(What is needed)
Go through the data and copy every line exactly, but not the images.

(Provided material)

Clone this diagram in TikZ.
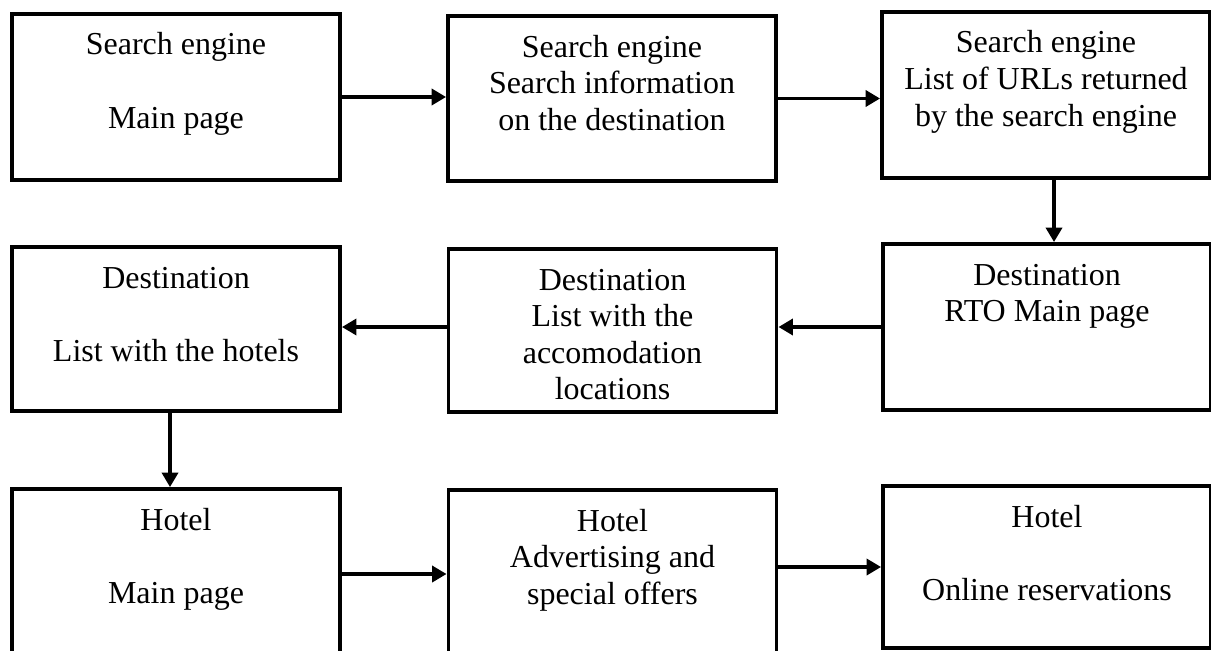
\documentclass[tikz,border=0pt]{standalone}
\usepackage{fontspec}
\setmainfont{Liberation Serif}
\usetikzlibrary{arrows.meta}
\newcommand{\pagetext}[1]{\begin{tabular}[t]{@{}c@{}}#1\end{tabular}}

\begin{document}
\begin{tikzpicture}[
  page/.style={draw,line width=2.2pt,minimum width=6.56cm,
    inner xsep=0pt,inner ysep=0pt,text height=0.82cm,
    font=\fontsize{18.2}{20.8}\selectfont},
  flow/.style={line width=2.2pt,-{Triangle[length=0.29cm,width=0.32cm]}}]
\clip(0,0)rectangle(24.22,-13.02);
% first row
\node[page,text depth=2.50cm](b1)at(3.52,-1.94){\pagetext{Search engine\\ \\Main page}};
\node[page,text depth=2.48cm](b2)at(12.24,-1.97){\pagetext{Search engine\\Search information\\on the destination}};
\node[page,text depth=2.50cm](b3)at(20.92,-1.90){\pagetext{Search engine\\List of URLs returned\\by the search engine}};
% second row
\node[page,text depth=2.46cm](b4)at(3.52,-6.58){\pagetext{Destination\\ \\List with the hotels}};
\node[page,text depth=2.44cm](b5)at(12.25,-6.61){\pagetext{Destination\\List with the\\accomodation\\locations}};
\node[page,text depth=2.50cm](b6)at(20.94,-6.54){\pagetext{Destination\\RTO Main page}};
% third row
\node[page,text depth=2.58cm](b7)at(3.52,-11.48){\pagetext{Hotel\\ \\Main page}};
\node[page,text depth=2.78cm](b8)at(12.25,-11.60){\pagetext{Hotel\\Advertising and\\special offers}};
\node[page,text depth=2.42cm](b9)at(20.94,-11.34){\pagetext{Hotel\\ \\Online reservations}};
\draw[flow](b1.east)--(b1.east-|b2.west);
\draw[flow](b2.east)--(b2.east-|b3.west);
\draw[flow]([xshift=0.16cm]b3.south)--([xshift=0.16cm]b3.south|-b6.north);
\draw[flow](b6.west)--(b6.west-|b5.east);
\draw[flow](b6.west-|b5.west)--(b6.west-|b4.east);
\draw[flow]([xshift=-0.12cm]b4.south)--([xshift=-0.12cm]b4.south|-b7.north);
\draw[flow](b7.east)--(b7.east-|b8.west);
\draw[flow](b8.east|-b9.west)--(b9.west);
\end{tikzpicture}
\end{document}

(Solution for this problem)
Clone this diagram in TikZ.
\documentclass[tikz,border=0pt]{standalone}
\usepackage{fontspec}
\setmainfont{Liberation Serif}
\usetikzlibrary{arrows.meta}
\newcommand{\pagetext}[1]{\begin{tabular}[t]{@{}c@{}}#1\end{tabular}}

\begin{document}
\begin{tikzpicture}[
  page/.style={draw,line width=2.2pt,minimum width=6.56cm,
    inner xsep=0pt,inner ysep=0pt,text height=0.82cm,
    font=\fontsize{18.2}{20.8}\selectfont},
  flow/.style={line width=2.2pt,-{Triangle[length=0.29cm,width=0.32cm]}}]
\clip(0,0)rectangle(24.22,-13.02);
% first row
\node[page,text depth=2.50cm](b1)at(3.52,-1.94){\pagetext{Search engine\\ \\Main page}};
\node[page,text depth=2.48cm](b2)at(12.24,-1.97){\pagetext{Search engine\\Search information\\on the destination}};
\node[page,text depth=2.50cm](b3)at(20.92,-1.90){\pagetext{Search engine\\List of URLs returned\\by the search engine}};
% second row
\node[page,text depth=2.46cm](b4)at(3.52,-6.58){\pagetext{Destination\\ \\List with the hotels}};
\node[page,text depth=2.44cm](b5)at(12.25,-6.61){\pagetext{Destination\\List with the\\accomodation\\locations}};
\node[page,text depth=2.50cm](b6)at(20.94,-6.54){\pagetext{Destination\\RTO Main page}};
% third row
\node[page,text depth=2.58cm](b7)at(3.52,-11.48){\pagetext{Hotel\\ \\Main page}};
\node[page,text depth=2.78cm](b8)at(12.25,-11.60){\pagetext{Hotel\\Advertising and\\special offers}};
\node[page,text depth=2.42cm](b9)at(20.94,-11.34){\pagetext{Hotel\\ \\Online reservations}};
\draw[flow](b1.east)--(b1.east-|b2.west);
\draw[flow](b2.east)--(b2.east-|b3.west);
\draw[flow]([xshift=0.16cm]b3.south)--([xshift=0.16cm]b3.south|-b6.north);
\draw[flow](b6.west)--(b6.west-|b5.east);
\draw[flow](b6.west-|b5.west)--(b6.west-|b4.east);
\draw[flow]([xshift=-0.12cm]b4.south)--([xshift=-0.12cm]b4.south|-b7.north);
\draw[flow](b7.east)--(b7.east-|b8.west);
\draw[flow](b8.east|-b9.west)--(b9.west);
\end{tikzpicture}
\end{document}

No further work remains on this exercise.